Of course, there’s nothing hidden about that fist. The TPP is planned to include the United States, Canada, Mexico, Peru, Chile, Australia, New Zealand, Singapore, Brunei, Malaysia, and Vietnam, with Japan expected to be added this month, and with the ability to expand to any other Pacific nation even after the treaty is created — if it is created. The U.S. military works closely with the militaries of all of those nations, encourages their militarization, and keeps its own troops in most of them. The U.S. military is currently building up its presence in the Pacific — including even in Vietnam, where McDonald’s also opened its first store this week. In a presidential debate last year President Obama described the TPP as part of a strategy to counter China and exert U.S. influence in Asia, the same rationale behind the naval base on Jeju Island and all the rest of the military build up around China’s borders. In this year’s State of the Union, Obama said the TPP and an agreement with the European Union were priorities for him this year.

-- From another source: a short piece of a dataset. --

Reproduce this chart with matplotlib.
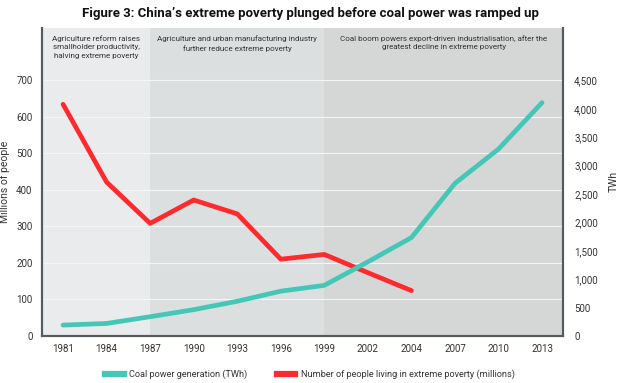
import matplotlib
matplotlib.use("Agg")
import matplotlib.pyplot as plt
from matplotlib.lines import Line2D

years = ["1981", "1984", "1987", "1990", "1993", "1996", "1999", "2002", "2004", "2007", "2010", "2013"]
poverty = [634, 421, 308, 372, 334, 210, 223, 173, 124]
coal = [190, 219, 338, 462, 610, 788, 890, 1305, 1732, 2687, 3292, 4110]
phase_starts = ["1981", "1987", "1999"]
phase_texts = [
    "Agriculture reform raises\nsmallholder productivity,\nhalving extreme poverty",
    "Agriculture and urban manufacturing industry\nfurther reduce extreme poverty",
    "Coal boom powers export-driven industrialisation, after the\ngreatest decline in extreme poverty",
]
phase_colors = ["#e9ebec", "#dcdfe0", "#d5d7d7"]
left_ticks = [0, 100, 200, 300, 400, 500, 600, 700]
right_ticks = [0, 500, 1000, 1500, 2000, 2500, 3000, 3500, 4000, 4500]

FONT = ["Roboto", "DejaVu Sans"]
plt.rcParams["font.family"] = FONT

RED = "#ff2a2e"
TEAL = "#45c7b8"
SPINE = "#555a5e"
TXT = "#333333"

fig = plt.figure(figsize=(6.2, 3.83), dpi=100)
ax = fig.add_axes([0.068, 0.123, 0.840, 0.804])
ax2 = ax.twinx()

x = list(range(len(years)))
xmin, xmax = -0.48, len(years) - 1 + 0.48
ax.set_xlim(xmin, xmax)
ax.set_ylim(0, 843)
ax2.set_ylim(0, 5425)

# phase shading
bounds = [xmin] + [years.index(y) for y in phase_starts[1:]] + [xmax]
for i in range(3):
    ax.axvspan(bounds[i], bounds[i + 1], color=phase_colors[i], zorder=0, lw=0)
    ax.text((bounds[i] + bounds[i + 1]) / 2, 824, phase_texts[i], ha="center", va="top",
            fontsize=5.8, color=TXT, linespacing=1.55, zorder=3)

ax.set_yticks(left_ticks)
ax.yaxis.grid(True, color="#f4f5f5", lw=0.8, zorder=1)
ax.set_axisbelow(True)

ax.plot(x[:len(poverty)], poverty, color=RED, lw=3.4, solid_capstyle="round", zorder=5)
ax2.plot(x[:len(coal)], coal, color=TEAL, lw=3.4, solid_capstyle="round", zorder=4)
ax2.set_yticks(right_ticks)
ax2.set_yticklabels([f"{v:,}" for v in right_ticks])

ax.set_xticks(x)
ax.set_xticklabels(years)

for a in (ax, ax2):
    a.tick_params(axis="both", length=0, labelsize=7, colors=TXT)
    a.spines["top"].set_visible(False)
    for s in ("left", "right", "bottom"):
        a.spines[s].set_color(SPINE)
        a.spines[s].set_linewidth(1.5)
ax.tick_params(axis="y", pad=7)
ax.tick_params(axis="x", pad=6)
ax2.tick_params(axis="y", pad=8)

ax.set_ylabel("Millions of people", fontsize=7.5, color=TXT)
ax.yaxis.set_label_coords(-0.062, 0.5)
ax2.set_ylabel("TWh", fontsize=7.5, color=TXT, labelpad=8)

fig.text(0.5, 0.965, "Figure 3: China\u2019s extreme poverty plunged before coal power was ramped up",
         ha="center", va="center", fontsize=9.5, fontweight="bold", color="#111111")

handles = [Line2D([0], [0], color=TEAL, lw=4.5), Line2D([0], [0], color=RED, lw=4.5)]
labels = ["Coal power generation (TWh)", "Number of people living in extreme poverty (millions)"]
fig.legend(handles, labels, loc="center", bbox_to_anchor=(0.5, 0.022), ncol=2, frameon=False,
           fontsize=6.6, handlelength=2.0, columnspacing=3.2, handletextpad=0.6,
           labelcolor=TXT)

fig.savefig("out.png", dpi=100)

There is also, of course, nothing hidden about the hand of corporate trade agreements. These are not agreements aimed at maximizing competition by preventing monopolies. These are very lengthy and detailed agreements that include protection and expansion of monopolies. Rather than relying on the magic of the marketplace, a corporate trade agreement relies on the influence of lobbyists. Just as the corruption of the military industrial complex helps explain a global military buildup in the absence of a national enemy — I mean an enemy that is a nation, not a handful of criminals who ought to be indicted and prosecuted rather than blown up along with whoever’s nearby — so, too, the corporate ownership of our government explains our government’s trade policies.
What is hidden, in another sense, is the detailed negotiated text of the proposed TPP treaty. Some 600 corporate advisors are helping the U.S. government write the text. Some of these advisors come from those benevolent, public-interest firms known as Monsanto, the Bank of America, Chevron, and ExxonMobil. The rest of us are shut out. The government gathers up our every communication, but we aren’t allowed to see what it’s doing in our name. We don’t influence the text and we don’t get to see it. Some courageous person or persons willing to risk charges of aiding the enemy (even if there is no enemy) has made parts of what is in the TPP known.